Quote every line of the data below as it stands, omitting pictures.

━━━━━━━━━━━━━━━━━━━━

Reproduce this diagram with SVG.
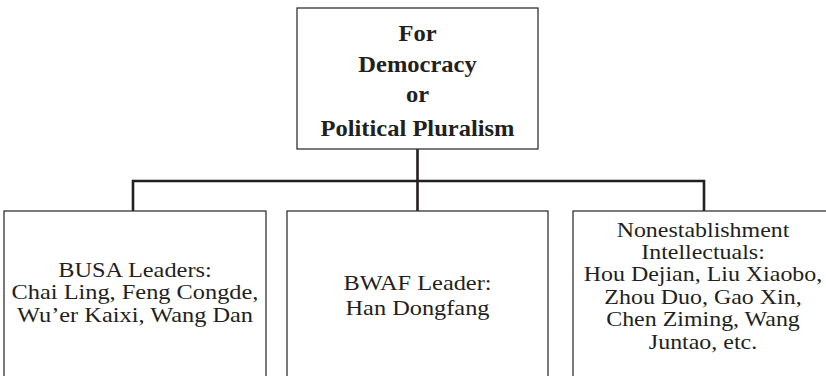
<svg xmlns="http://www.w3.org/2000/svg" width="826" height="376" viewBox="0 0 826 376">
<style>
.box{fill:#fff;stroke:#333;stroke-width:1.3}
.t{font-family:"Liberation Serif","Times New Roman",serif;font-size:21px;fill:#231f20;text-anchor:middle}
.b{font-weight:bold;font-size:22.5px}
.c{fill:none;stroke:#231f20;stroke-width:2.6}
</style>
<rect width="826" height="376" fill="#fff"/>
<g id="connectors">
<path class="c" d="M417.5 149V181M133 211V181H704V211M417.5 181V211"/>
</g>
<g id="top">
<rect class="box" x="297" y="8" width="241" height="141"/>
<g transform="translate(417.5 0) scale(1.09 1)">
<text class="t b" x="0" y="41">For</text>
<text class="t b" x="0" y="72">Democracy</text>
<text class="t b" x="0" y="102">or</text>
<text class="t b" x="0" y="136">Political Pluralism</text>
</g>
</g>
<g id="busa">
<rect class="box" x="4" y="211" width="262" height="180"/>
<g transform="translate(135 0) scale(1.16 1)">
<text class="t" x="0" y="277">BUSA Leaders:</text>
<text class="t" x="0" y="299.5">Chai Ling, Feng Congde,</text>
<text class="t" x="0" y="322">Wu’er Kaixi, Wang Dan</text>
</g>
</g>
<g id="bwaf">
<rect class="box" x="287" y="211" width="261" height="180"/>
<g transform="translate(417.5 0) scale(1.16 1)">
<text class="t" x="0" y="290">BWAF Leader:</text>
<text class="t" x="0" y="315">Han Dongfang</text>
</g>
</g>
<g id="intellectuals">
<rect class="box" x="573" y="211" width="262" height="180"/>
<g transform="translate(703 0) scale(1.14 1)">
<text class="t" x="0" y="237">Nonestablishment</text>
<text class="t" x="0" y="259">Intellectuals:</text>
<text class="t" x="0" y="281.5">Hou Dejian, Liu Xiaobo,</text>
<text class="t" x="0" y="304">Zhou Duo, Gao Xin,</text>
<text class="t" x="0" y="326.5">Chen Ziming, Wang</text>
<text class="t" x="0" y="349">Juntao, etc.</text>
</g>
</g>
</svg>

━━━━━━━━━━━━━━━━━━━━

## Result of this task
Reproduce this diagram with SVG.
<svg xmlns="http://www.w3.org/2000/svg" width="826" height="376" viewBox="0 0 826 376">
<style>
.box{fill:#fff;stroke:#333;stroke-width:1.3}
.t{font-family:"Liberation Serif","Times New Roman",serif;font-size:21px;fill:#231f20;text-anchor:middle}
.b{font-weight:bold;font-size:22.5px}
.c{fill:none;stroke:#231f20;stroke-width:2.6}
</style>
<rect width="826" height="376" fill="#fff"/>
<g id="connectors">
<path class="c" d="M417.5 149V181M133 211V181H704V211M417.5 181V211"/>
</g>
<g id="top">
<rect class="box" x="297" y="8" width="241" height="141"/>
<g transform="translate(417.5 0) scale(1.09 1)">
<text class="t b" x="0" y="41">For</text>
<text class="t b" x="0" y="72">Democracy</text>
<text class="t b" x="0" y="102">or</text>
<text class="t b" x="0" y="136">Political Pluralism</text>
</g>
</g>
<g id="busa">
<rect class="box" x="4" y="211" width="262" height="180"/>
<g transform="translate(135 0) scale(1.16 1)">
<text class="t" x="0" y="277">BUSA Leaders:</text>
<text class="t" x="0" y="299.5">Chai Ling, Feng Congde,</text>
<text class="t" x="0" y="322">Wu’er Kaixi, Wang Dan</text>
</g>
</g>
<g id="bwaf">
<rect class="box" x="287" y="211" width="261" height="180"/>
<g transform="translate(417.5 0) scale(1.16 1)">
<text class="t" x="0" y="290">BWAF Leader:</text>
<text class="t" x="0" y="315">Han Dongfang</text>
</g>
</g>
<g id="intellectuals">
<rect class="box" x="573" y="211" width="262" height="180"/>
<g transform="translate(703 0) scale(1.14 1)">
<text class="t" x="0" y="237">Nonestablishment</text>
<text class="t" x="0" y="259">Intellectuals:</text>
<text class="t" x="0" y="281.5">Hou Dejian, Liu Xiaobo,</text>
<text class="t" x="0" y="304">Zhou Duo, Gao Xin,</text>
<text class="t" x="0" y="326.5">Chen Ziming, Wang</text>
<text class="t" x="0" y="349">Juntao, etc.</text>
</g>
</g>
</svg>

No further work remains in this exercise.